**INSTRUCTIONS TO FOLLOW**:
Extract all lines containing "Rebuild".

**INPUT DATA**:
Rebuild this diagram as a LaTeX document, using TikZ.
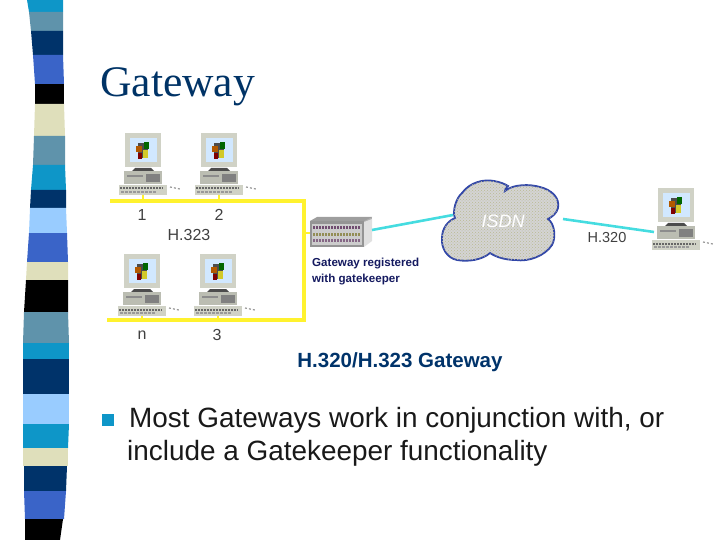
\documentclass[tikz,border=0pt]{standalone}
\usepackage{fontspec}
\setmainfont{Liberation Sans}
\newfontfamily\titlefont{Liberation Serif}
\usepackage{xcolor}
\usetikzlibrary{positioning,patterns,calc}
\definecolor{stripecyan}{HTML}{0E96C8}
\definecolor{stripesteel}{HTML}{5F93AB}
\definecolor{stripenavy}{HTML}{00336A}
\definecolor{stripeblue}{HTML}{3A64C8}
\definecolor{stripelight}{HTML}{99CCFF}
\definecolor{stripebeige}{HTML}{DFDFBB}
\definecolor{titlenavy}{HTML}{003366}
\definecolor{pcgray}{HTML}{D0D2C6}
\definecolor{labelnavy}{HTML}{14195F}
\definecolor{cloudline}{HTML}{3146A8}
\definecolor{isdnline}{HTML}{45DCE0}
\definecolor{busyellow}{HTML}{FFF22E}
\tikzset{
    computer/.pic={
        \fill[pcgray] (-18,-32) rectangle (18,2);
        \fill[stripelight!45!white] (-13,-27) rectangle (14,-3);
        \fill[black!70] (-5,-22) rectangle (5,-7);
        \fill[orange!70!black] (-7,-19) rectangle (-1,-13);
        \fill[green!40!black] (1,-23) rectangle (6,-16);
        \fill[yellow!80!black] (0,-15) rectangle (5,-7);
        \fill[red!50!black] (-5,-12) rectangle (-1,-6);
        \fill[black!70] (-8,3) -- (8,3) -- (11,6) -- (-11,6) -- cycle;
        \fill[pcgray!90!black] (-19,6) rectangle (19,19);
        \fill[black!50] (3,9) rectangle (17,17);
        \fill[black!45] (-16,10) rectangle (0,12);
        \fill[pcgray] (-24,20) rectangle (24,30);
        \draw[black!60, line width=2pt, dash pattern=on 2pt off 1pt] (-23,23.5) -- (20,23.5);
        \draw[black!40, line width=2pt, dash pattern=on 3pt off 1pt] (-22,27) -- (14,27);
        \draw[black!40, line width=1.2pt, dash pattern=on 2pt off 2pt] (27,22) -- (37,24);
        \coordinate (-base) at (0,30);
        \coordinate (-side) at (-22,12);
    }
}
\begin{document}
\begin{tikzpicture}[x=1pt, y=-1pt,
        bus/.style={busyellow, line width=3.6pt},
        stub/.style={busyellow, line width=1.5pt},
        isdnlink/.style={isdnline, line width=2.6pt},
        pclabel/.style={font=\fontsize{16}{16}\selectfont, text=black!75},
        bodytext/.style={font=\fontsize{27.9}{27.9}\selectfont, text=black!90, anchor=base west, inner sep=0pt}
    ]
    \useasboundingbox (0,0) rectangle (720,540);

    % side stripes
    \foreach \ya/\yb/\la/\lb/\ra/\rb/\col in {
        0/12/27/29/63/63/stripecyan, 12/31/29/31/63/63/stripesteel,
        31/55/31/33/63/63/stripenavy, 55/84/33/35/63/64/stripeblue,
        84/104/35/35/64/64/black, 104/136/35/34/64/65/stripebeige,
        136/165/34/33/65/65/stripesteel, 165/190/33/31/65/66/stripecyan,
        190/208/31/30/66/66/stripenavy, 208/233/30/29/66/67/stripelight,
        233/262/29/27/67/68/stripeblue, 262/280/27/26/68/68/stripebeige,
        280/312/26/24/68/68/black, 312/343/24/23/68/69/stripesteel,
        343/359/23/23/69/69/stripecyan, 359/394/23/23/69/69/stripenavy,
        394/424/23/23/69/69/stripelight, 424/448/23/23/69/68/stripecyan,
        448/466/23/23/68/68/stripebeige, 466/491/24/24/67/66/stripenavy,
        491/519/24/25/66/64/stripeblue, 519/540/25/25/63/60/black}
        \fill[\col] (\la,\ya) -- (\ra,\ya) -- (\rb,\yb) -- (\lb,\yb) -- cycle;

    \node[font=\titlefont\fontsize{43.6}{43.6}\selectfont, text=titlenavy, anchor=base west, inner sep=0pt] (title) at (100,97) {Gateway};

    % computers
    \pic (pca) at (143,165) {computer};
    \pic (pcb) at (219,165) {computer};
    \pic (pcn) at (142,286) {computer};
    \pic (pcc) at (218,286) {computer};
    \pic (pcr) at (676,220) {computer};

    % yellow bus
    \coordinate (bustl) at (110,201);
    \coordinate (bustr) at (304,201);
    \coordinate (busbr) at (304,320);
    \coordinate (busbl) at (107,320);
    \coordinate (buswest) at (304,233);
    \draw[bus] (bustl) -- (bustr) -- (busbr) -- (busbl);
    \foreach \pc in {pca,pcb}
        \draw[stub] (\pc-base) -- (\pc-base |- bustl);
    \foreach \pc in {pcn,pcc}
        \draw[stub] (\pc-base) -- (\pc-base |- busbl);

    % gateway box
    \fill[black!30] (317,217) rectangle (372,241);
    \fill[black!12] (364,222) -- (372,219) -- (372,241) -- (364,247) -- cycle;
    \fill[black!38] (310,221) -- (317,217) -- (372,217) -- (364,221) -- cycle;
    \fill[black!42] (310,221) rectangle (364,247);
    \fill[black!20] (312,224) rectangle (362,245);
    \draw[violet!40!black!70, line width=3pt, dash pattern=on 2pt off 1pt] (313,228) -- (361,228);
    \draw[olive!60!black!70, line width=3pt, dash pattern=on 2pt off 1pt] (313,234) -- (361,234);
    \draw[violet!40!black!60, line width=3pt, dash pattern=on 2pt off 1pt] (313,240) -- (361,240);
    \coordinate (gwwest) at (310,233);
    \coordinate (gweast) at (372,230);
    \draw[stub] (buswest) -- (gwwest);

    % cloud
    \draw[cloudline, line width=1.8pt, fill=black!17, postaction={pattern=crosshatch dots, pattern color=olive!45!black!35}]
        (455,218) .. controls (452,212) and (456,198) .. (462,193)
        .. controls (470,182) and (484,179) .. (494,181)
        .. controls (500,182) and (505,184) .. (508,186)
        .. controls (506,187) and (505,189) .. (505,191)
        .. controls (513,184) and (530,184) .. (540,187)
        .. controls (552,190) and (560,198) .. (558,208)
        .. controls (557,213) and (552,217) .. (548,219)
        .. controls (555,224) and (556,238) .. (552,245)
        .. controls (545,256) and (528,262) .. (516,260)
        .. controls (505,260) and (496,257) .. (490,253)
        .. controls (482,260) and (468,262) .. (457,260)
        .. controls (447,258) and (441,248) .. (442,238)
        .. controls (442,228) and (448,221) .. (455,218) -- cycle;
    \node[font=\itshape\fontsize{18}{18}\selectfont, text=white, inner sep=0pt] (isdn) at (503,221) {ISDN};
    \coordinate (isdnwest) at (453,215);
    \coordinate (isdneast) at (563,219);

    \draw[isdnlink] (gweast) -- (isdnwest);
    \draw[isdnlink] (isdneast) -- (pcr-side);

    % labels
    \node[pclabel] (numa) at (142,215) {1};
    \node[pclabel] (numb) at (219,215) {2};
    \node[pclabel] (numn) at (142,335) {n};
    \node[pclabel] (numc) at (217,335) {3};
    \node[pclabel] (hconf) at (189,235) {H.323};
    \node[pclabel, font=\fontsize{14.5}{14.5}\selectfont] (hisdn) at (607,238) {H.320};
    \node[font=\bfseries\fontsize{11.6}{14}\selectfont, text=labelnavy, align=left, anchor=north west, inner sep=0pt] (gwlabel) at (312,258) {Gateway registered\\[2pt]with gatekeeper};
    \node[font=\bfseries\fontsize{20.5}{20}\selectfont, text=stripenavy] (caption) at (400,362) {H.320/H.323 Gateway};

    % bullet text
    \node[fill=stripecyan, minimum size=12pt, inner sep=0pt] (bullet) at (108,420) {};
    \node[bodytext] (linea) at (129,427) {Most Gateways work in conjunction with, or};
    \node[bodytext] (lineb) at (127,460) {include a Gatekeeper functionality};
\end{tikzpicture}
\end{document}
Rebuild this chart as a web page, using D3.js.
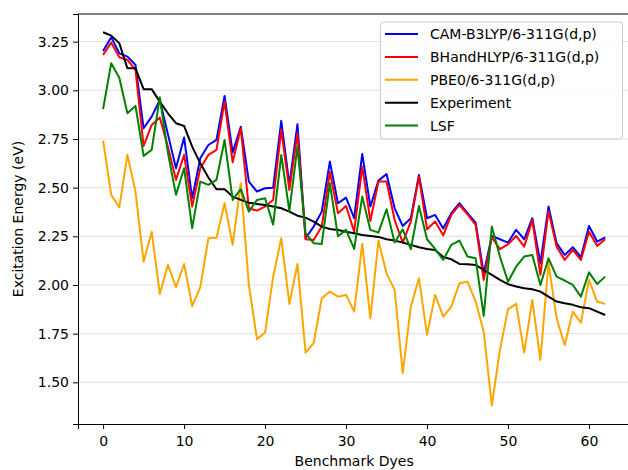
<!DOCTYPE html>
<html>
<head>
<meta charset="utf-8">
<script src="https://cdn.jsdelivr.net/npm/d3@7"></script>
<style>
  body { margin: 0; background: #fff; }
  svg { display: block; font-family: "DejaVu Sans", sans-serif; }
</style>
</head>
<body>
<svg id="chart" width="628" height="470"></svg>
<script>
const camB3lyp = [3.202,3.272,3.190,3.173,3.130,2.805,2.865,2.950,2.775,2.600,
  2.758,2.445,2.651,2.719,2.745,2.971,2.680,2.813,2.531,2.480,
  2.497,2.500,2.843,2.514,2.826,2.240,2.300,2.377,2.634,2.420,
  2.449,2.343,2.673,2.403,2.536,2.570,2.394,2.303,2.343,2.565,
  2.343,2.360,2.290,2.369,2.420,2.369,2.320,2.060,2.252,2.235,
  2.218,2.283,2.235,2.343,2.112,2.403,2.215,2.154,2.194,2.143,
  2.303,2.223,2.245];
const bhandhlyp = [3.182,3.245,3.170,3.156,3.105,2.714,2.822,2.860,2.710,2.540,
  2.668,2.403,2.600,2.668,2.694,2.942,2.630,2.805,2.394,2.382,
  2.403,2.437,2.797,2.488,2.780,2.235,2.231,2.300,2.582,2.369,
  2.406,2.274,2.608,2.329,2.531,2.531,2.334,2.218,2.326,2.557,
  2.286,2.326,2.255,2.360,2.411,2.363,2.309,2.026,2.245,2.184,
  2.209,2.252,2.197,2.334,2.052,2.380,2.197,2.129,2.180,2.129,
  2.274,2.201,2.235];
const pbe0 = [2.742,2.463,2.399,2.668,2.480,2.120,2.274,1.954,2.103,1.989,
  2.108,1.892,1.989,2.240,2.243,2.420,2.206,2.523,2.000,1.722,
  1.755,2.043,2.240,1.903,2.108,1.653,1.701,1.932,1.966,1.940,
  1.949,1.863,2.211,1.829,2.228,2.060,1.975,1.547,1.889,2.035,
  1.744,1.949,1.838,1.889,2.009,2.017,1.915,1.761,1.381,1.667,
  1.876,1.903,1.653,1.923,1.615,2.112,1.829,1.692,1.863,1.807,
  2.026,1.915,1.903];
const experiment = [3.298,3.281,3.242,3.113,3.113,3.006,3.006,2.942,2.882,2.831,
  2.817,2.711,2.625,2.552,2.492,2.492,2.454,2.437,2.423,2.416,
  2.411,2.403,2.394,2.377,2.356,2.346,2.326,2.300,2.288,2.283,
  2.274,2.266,2.257,2.252,2.247,2.235,2.228,2.218,2.206,2.194,
  2.185,2.180,2.144,2.132,2.108,2.106,2.103,2.077,2.052,2.026,
  2.004,1.992,1.983,1.978,1.966,1.940,1.915,1.906,1.898,1.886,
  1.881,1.863,1.846];
const lsf = [2.903,3.139,3.065,2.882,2.920,2.663,2.694,2.964,2.680,2.463,
  2.600,2.292,2.531,2.514,2.540,2.745,2.437,2.492,2.377,2.437,
  2.446,2.310,2.668,2.380,2.711,2.266,2.215,2.211,2.523,2.250,
  2.283,2.185,2.454,2.283,2.269,2.389,2.218,2.286,2.184,2.406,
  2.235,2.185,2.129,2.206,2.228,2.146,2.137,1.841,2.300,2.146,
  2.017,2.094,2.146,2.154,2.000,2.137,2.043,2.023,2.000,1.940,
  2.065,2.005,2.043];

const seriesNames = ["CAM-B3LYP/6-311G(d,p)","BHandHLYP/6-311G(d,p)","PBE0/6-311G(d,p)","Experiment","LSF"];
const seriesColors = ["#0000ff","#ff0000","#ffa500","#000000","#008000"];
const seriesValues = [camB3lyp, bhandhlyp, pbe0, experiment, lsf];
const xTicks = [0,10,20,30,40,50,60];
const yTicks = [1.50,1.75,2.00,2.25,2.50,2.75,3.00,3.25];
const xLabel = "Benchmark Dyes";
const yLabel = "Excitation Energy (eV)";

const svg = d3.select("#chart");
const L = 78, R = 630.3, T = 14, B = 424;
const x = d3.scaleLinear().domain([-3.1, 65.1]).range([L, R]);
const y = d3.scaleLinear().domain([1.286, 3.392]).range([B, T]);

// grid
svg.append("g").selectAll("line").data(yTicks).join("line")
  .attr("x1", L).attr("x2", R)
  .attr("y1", d => y(d)).attr("y2", d => y(d))
  .attr("stroke", "#e0e0e0").attr("stroke-width", 1);

// lines
const line = d3.line().x((d, i) => x(i)).y(d => y(d));
seriesValues.forEach((vals, k) => {
  svg.append("path").datum(vals)
    .attr("fill", "none")
    .attr("stroke", seriesColors[k])
    .attr("stroke-width", 2)
    .attr("stroke-linejoin", "round")
    .attr("d", line);
});

// axes
const xAxis = svg.append("g").attr("transform", `translate(0,${B})`)
  .call(d3.axisBottom(x).tickValues(xTicks).tickFormat(d3.format("d")).tickSizeOuter(0).tickSize(5).tickPadding(7));
const yAxis = svg.append("g").attr("transform", `translate(${L},0)`)
  .call(d3.axisLeft(y).tickValues(yTicks).tickFormat(d3.format(".2f")).tickSizeOuter(0).tickSize(5).tickPadding(4));
[xAxis, yAxis].forEach(g => {
  g.selectAll("text").attr("font-size", 14).attr("fill", "#000").attr("font-family", "DejaVu Sans");
  g.selectAll("line").attr("stroke", "#000");
  g.select(".domain").attr("stroke", "#000");
});
// top spine
svg.append("line").attr("x1", L).attr("x2", R).attr("y1", T).attr("y2", T)
  .attr("stroke", "#000").attr("stroke-width", 1);

// axis labels
svg.append("text").attr("x", (L + R) / 2).attr("y", 466)
  .attr("text-anchor", "middle").attr("font-size", 14).text(xLabel);
svg.append("text").attr("transform", `translate(22.5,${(T + B) / 2}) rotate(-90)`)
  .attr("text-anchor", "middle").attr("font-size", 14).text(yLabel);

// legend
const lg = svg.append("g");
lg.append("rect").attr("x", 380.5).attr("y", 22).attr("width", 242).attr("height", 117)
  .attr("rx", 3).attr("fill", "#fff").attr("fill-opacity", 0.8)
  .attr("stroke", "#cccccc").attr("stroke-width", 1);
seriesNames.forEach((name, k) => {
  const yy = 34 + k * 22.9;
  lg.append("line").attr("x1", 385).attr("x2", 418).attr("y1", yy).attr("y2", yy)
    .attr("stroke", seriesColors[k]).attr("stroke-width", 2);
  lg.append("text").attr("x", 430).attr("y", yy + 5).attr("font-size", 14).text(name);
});
</script>
</body>
</html>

**RESULT BELOW**:
Rebuild this diagram as a LaTeX document, using TikZ.
Rebuild this chart as a web page, using D3.js.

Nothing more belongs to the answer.